Second, past RAE results have been used to mislead parents and students. Our universities have concealed from the public the meaning of the letters A, B, C, D and E. If you are a university teacher, you know what I mean. And if you are a teacher or pupil or parent, you have no idea. Yet these letters are crucial to understanding the RAE results. They tell you the proportion of staff entered by a university department in the research assessment exercise. The letter A means you put in more than 95 per cent of your people, B means you entered only 80 per cent of your people, and so on down to C, D, E. Plenty of UK university departments quietly put in only a third of their people, for example. But they forget to mention this in university prospectuses, league tables, and guides. At RAE time in 1996, most universities - the few exceptions included Cambridge, Warwick, LSE and Lancaster - hid large numbers of their staff in dark cupboards. And this tactic paid off. So Britain's universities are going to hide even more of their people this time round. Truth and staff morale will be the loser.

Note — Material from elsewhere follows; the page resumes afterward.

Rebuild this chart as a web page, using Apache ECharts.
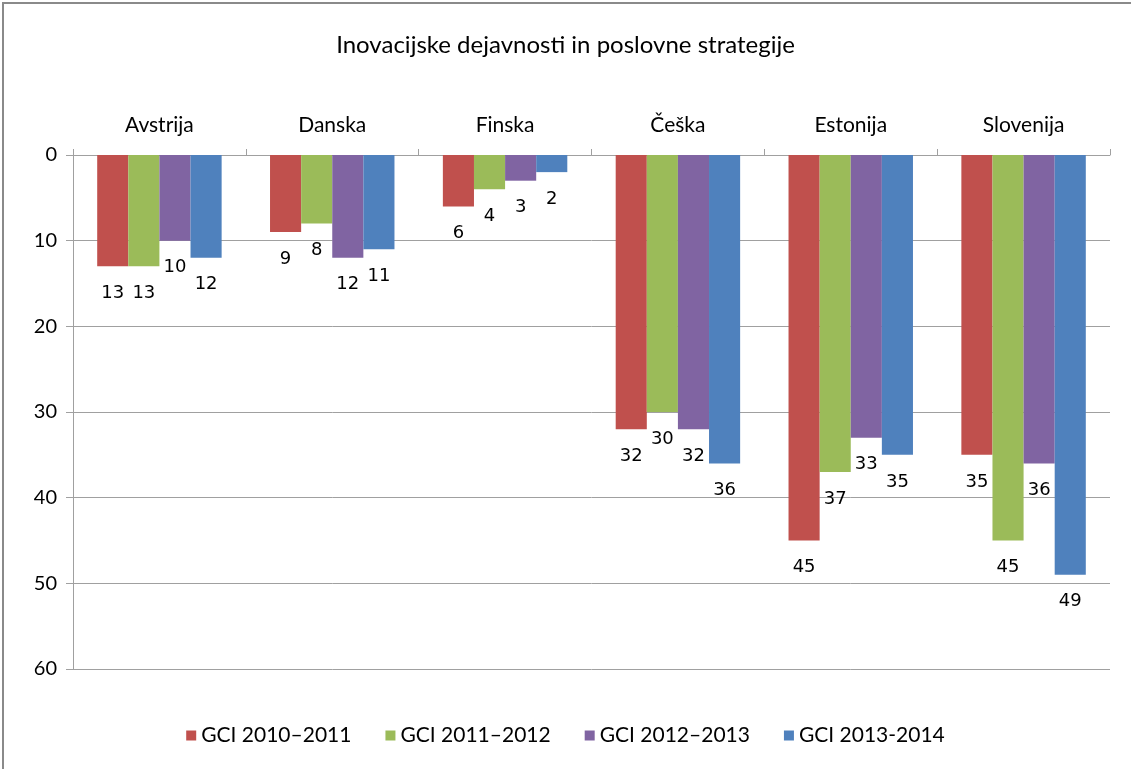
<!DOCTYPE html>
<html>
<head>
<meta charset="utf-8">
<script src="https://cdn.jsdelivr.net/npm/echarts@6/dist/echarts.min.js"></script>
<style>
html,body{margin:0;padding:0;background:#fff;}
#chart{width:1131px;height:769px;}
</style>
</head>
<body>
<div id="chart"></div>
<script>
const categories = ['Avstrija', 'Danska', 'Finska', 'Češka', 'Estonija', 'Slovenija'];
const seriesNames = ['GCI 2010\u20132011', 'GCI 2011\u20132012', 'GCI 2012\u20132013', 'GCI 2013-2014'];
const gci2010 = [13, 9, 6, 32, 45, 35];
const gci2011 = [13, 8, 4, 30, 37, 45];
const gci2012 = [10, 12, 3, 32, 33, 36];
const gci2013 = [12, 11, 2, 36, 35, 49];
const colors = ['#C0504D', '#9BBB59', '#8064A2', '#4F81BD'];

const chart = echarts.init(document.getElementById('chart'));
const allData = [gci2010, gci2011, gci2012, gci2013];
const font = 'Lato, "Liberation Sans", sans-serif';
chart.setOption({
  animation: false,
  color: colors,
  title: {
    text: 'Inovacijske dejavnosti in poslovne strategije',
    left: 'center', top: 28,
    textStyle: {fontFamily: font, fontWeight: 'normal', fontSize: 24, color: '#000'}
  },
  legend: {
    bottom: 18, left: 'center',
    itemWidth: 10, itemHeight: 10, itemGap: 34,
    icon: 'rect',
    textStyle: {fontFamily: font, fontSize: 21, color: '#000'},
    data: seriesNames
  },
  grid: {left: 73, right: 21, top: 155, bottom: 100, containLabel: false},
  xAxis: {
    type: 'category', position: 'top', data: categories,
    axisLine: {show: true, lineStyle: {color: '#a0a0a0', width: 1}},
    axisTick: {show: true, length: 6, lineStyle: {color: '#a0a0a0'}},
    axisLabel: {margin: 19, fontFamily: font, fontSize: 21, color: '#000'}
  },
  yAxis: {
    type: 'value', inverse: true, min: 0, max: 60, interval: 10,
    axisLine: {show: true, lineStyle: {color: '#a0a0a0', width: 1}},
    axisTick: {show: true, length: 7, lineStyle: {color: '#a0a0a0'}},
    axisLabel: {margin: 16, fontFamily: font, fontSize: 20, color: '#000'},
    splitLine: {show: true, lineStyle: {color: '#a0a0a0', width: 1}}
  },
  graphic: [{
    type: 'polyline', silent: true,
    shape: {points: [[3, 769], [3, 3], [1131, 3]]},
    style: {stroke: '#8a8a8a', lineWidth: 2, fill: null}
  }],
  series: seriesNames.map((n, i) => ({
    name: n, type: 'bar', data: allData[i],
    barGap: '0%', barCategoryGap: '28%',
    itemStyle: {color: colors[i]},
    label: {show: true, position: 'bottom', distance: 18,
      fontFamily: '"DejaVu Sans", sans-serif', fontSize: 18, color: '#000'}
  }))
});
</script>
</body>
</html>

Third, the RAE is meant to assess whether British universities are of international quality. However, bizarrely, the committees doing the deciding later in 2001 are not going to include anyone from overseas universities. Hence, grade inflation is certain. The Brits get to decide whether Brits are allowed to call themselves "world class". Foregone conclusion then, because universities have discovered that it is useful for university guides and prospectuses to be able to assert that their research is of international quality. So there will be a proliferation of world-class research rankings in Great Britain.

Later this year, we are bound to hear from the DfEE that the quality of research in UK universities has been proved to have risen, because the 2001 RAE results are better than last time. All very human and predictable, but that does not make it right. If you want to know whether England has a world-class football team, do you ask only English players to form the judging committee? Not if you want an objective answer.

Fourth, the RAE has raised the stress levels among our country's university staff. Fine, you might think. Let them worry and work until midnight. Unfortunately, the job of being a university lecturer is now not a very good one. Just as we are finding for teachers, you can beat up on them and inspect them and belittle them and bury them with paperwork. But what you cannot do is compel them to do the job in the first place. Call it the revenge of the free.

Fifth, the RAE gets too many people doing too much research. We have to face facts: hardly anyone has important research ideas and the good stuff is not done because of the RAE. World-moulding material gets produced by the people who can't sleep at night because the ideas are bursting out of them. Iconoclastic researchers are born, not made; they cannot be stopped, only impeded; they respond unpredictably to incentives; they are prisoners of their own restlessness, insecurities, arrogance, obsessiveness and originality. In research, it is mostly these folk who matter. The first thing you realise when you look at electronic citation indexes is that 1 per cent of the people do 99 per cent of the influential things. After their deaths, only a tiny fraction of academics are remembered for even a single article or book. So it does not make sense for Britain to force all academics to engage in an activity for which they are often unsuited. For most people, most of the time, it is the quality of teaching and student pastoral care that matters much more. And there is nothing wrong with that.

Sixth, the RAE is costly. Universities are already swimming in paper. It is halfway up the windows and spilling into the corridors. Uselessly. The RAE is mad, bad and sad. It is the weakest link. I'll give you one guess which word comes next.